EE.UU. sigue presionando para que Berlín envíe pertrechos pesados a las fuerzas armadas ucranianas. En particular solicita que se les envíe tanques Leopard 2 para sostener el frente y eventualmente participar de operaciones ofensivas. Sin embargo, en la reunión celebrada días pasados en la base norteamericana de Ramstein por los mandos de la OTAN, el ministro alemán de defensa, Boris Pistorius, se rehusó a proporcionar tal ayuda “a menos que los norteamericanos hicieran lo propio remitiendo sus tanques Abrams a Ucrania”, según trascendió oficiosamente, aunque oficialmente la negativa se debió a la falta de unidades para el propio ejército alemán o a la necesidad de revisarlas más exhaustivamente antes de remitirlas.

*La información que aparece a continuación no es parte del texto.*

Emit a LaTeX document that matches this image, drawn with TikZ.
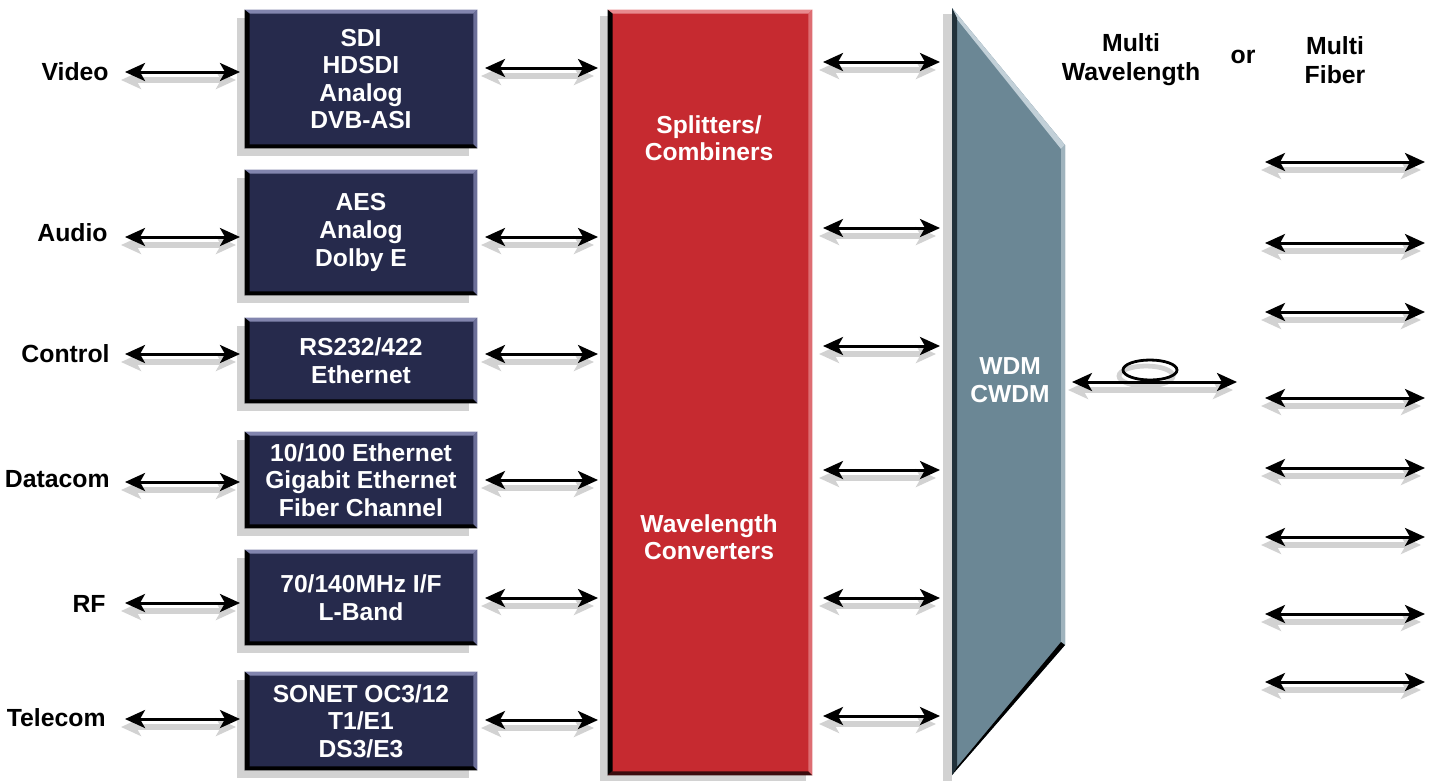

Se debe comprender que una acción de ese tipo involucra riesgos concretos, no sólo por el compromiso político que supone sino por el riesgo de que personal militar alemán se vea complicado en operaciones de combate contra los rusos mientras asesora a los ucranianos en el manejo de ese sofisticado vehículo. Es de imaginar que al público alemán unas posibilidades de este tipo han de inquietarlo, dados los recuerdos de los horrores del frente oriental durante la segunda guerra mundial. Y es imposible que deje de sentir que está siendo empujado a asumir un compromiso para el que no se siente llamado. La presión, en efecto, no deja de aumentar. No sólo Estados Unidos, sino también los países bálticos de Estonia, Letonia y Lituania formularon el mismo pedido a Alemania.
Es de imaginar que Berlín hará oídos sordos a estas demandas o que simplemente ergotizará, tergiversará e intentará seguir ganando tiempo con argumentaciones más o menos especiosas. Pero, ¿hasta cuándo la primera potencia europea y sus socios podrán continuar con este juego, mientras su propia estructura económica vacila por el rebote de las sanciones contra Rusia y la crisis energética que le está aparejada?
Mientras tanto, y cerrando el rulo de esta nota, señalemos que el presidente Lula da Silva acaba de dar un paso maestro para romper con la alienación de la que hablábamos en el título y tratar de hacer contacto, así sea duro, con la realidad. Ha destituido al jefe del ejército, el general Julio César de Arruda y a otros 80 militares, a los que se responsabiliza de una actitud contemporizadora o ambigua frente a las protestas de los militantes del bolsonarismo que pedían un golpe para anular las elecciones y luego devastaron las sedes del ejecutivo y del parlamento en Brasilia. Lula ha reemplazado al antiguo jefe por otro, el general Tomás Ribeiro Paiva, comandante de la región militar del sudeste, que incluye a San Pablo, y que se manifestó de manera clara y sin ambages sobre la necesidad de respetar la jerarquía y la disciplina y de aceptar el resultado de las consultas electorales, pues “el Ejército es una institución del Estado, apolítica y apartidista”.
Habrá que ver cómo evolucionan las cosas, pero esta consecuencia inesperada de la intentona golpista del 8 de enero sirve al menos para poner negro sobre blanco el tema de quién está a cargo del gobierno en Brasil, así como a evidenciar que ese hombre está decidido a hacerse respetar.